As we discuss in our attached paper, there should be no barriers to entry at the firm, vehicle, or driver levels; there should be no price controls; and there should be no exhaustive rules governing business operations or service provision. By limiting competition, these types of regulations have yielded higher prices, lower quality, and antiquated technologies and practices. By removing these barriers, the Commission can arrest the precipitous decline of the taxi and limousine industries in the face of changing technologies and ensure that the industries’ future is characterized by continued competition and innovation.
In addition, in those instances where the Commission is deciding how and when to regulate, we propose a simple framework for principled regulatory reform:
- Start with a blank slate. Regulators should constantly approach their task as if they are starting anew. If you were to design regulations from scratch today, what would they look like?
- Define the nature of the problem. Begin by identifying a systemic market failure that the regulation is aiming to address. This step requires a regulator to clearly (1) explain how the normal process of market competition is not working and (2) assess the factual basis for this market failure. Simply wanting to improve a product or service is admirable but falls far short of justifying regulatory intervention that might undermine competition.
- Identify alternative solutions. Once a systemic market failure has been identified, a number of alternative approaches to address it should be identified as well. Ultimately, there may be no need for regulatory intervention if other approaches resolve the problem better or more efficiently than regulation would. The list of potential alternatives should include the alternatives of deregulation and of doing nothing, as well as an open-minded assessment of how the current set of public policies might be contributing to the problem.
- Define the costs of each solution. Every available option will require trade-offs of some sort. Regulators must define and, if possible, quantify the costs associated with each solution to the problem, including both the monetary and nonmonetary costs. Regulators should also explicitly recognize the potential for unintended consequences. Regulators should also include analysis of the “do nothing” solution.
- Define and quantify the expected benefits of the regulation. Once the costs of each alternative are understood, it is necessary to weigh them against the benefits of each approach. Maintaining the profitability or even continued existence of established firms should not be counted as a benefit of regulation since artificial protections of industry come at the expense of consumers and taxpayers.
- Measure benefits and costs. Both benefits and costs must be defined and measured in a scientific, technical way. In cases where the benefits and costs cannot be accurately quantified, the subjective nature of these trade-offs should be explicitly acknowledged.

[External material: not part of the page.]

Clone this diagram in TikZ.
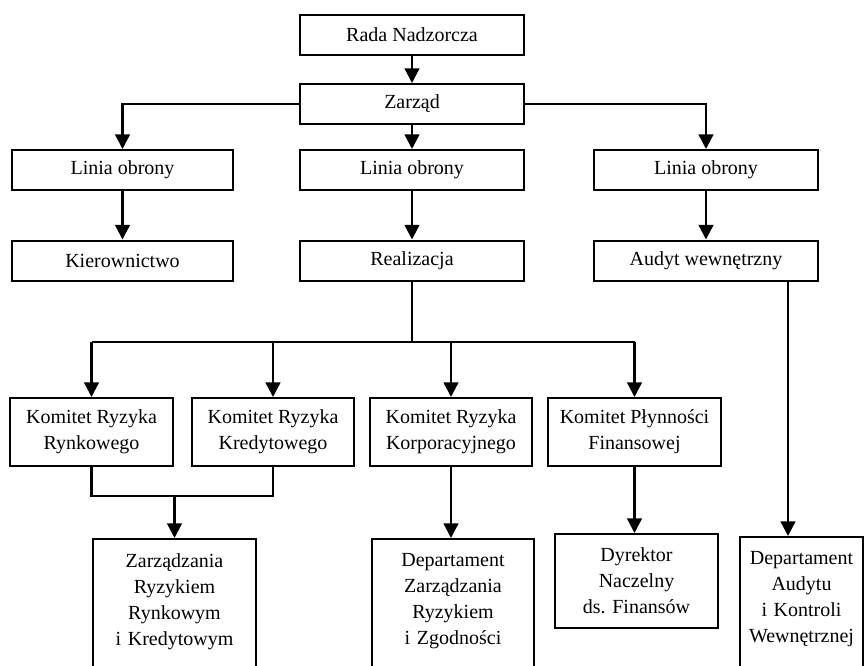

It is important that the Commission—using this framework as a guide—analyze the impact that barriers to entry, price controls, and mandated business practices may have on (1) continued competition within the taxi and limousine industries, (2) these industries’ ability to compete with other for-hire transportation services like Uber and Lyft, and (3) the capacity of these industries to adapt and change to fit consumer preferences and economic realities. If the Commission fails to implement such analysis, it may promulgate regulations that hinder, rather than help, the taxi and limousine industries as well as consumers that have come to rely on these services.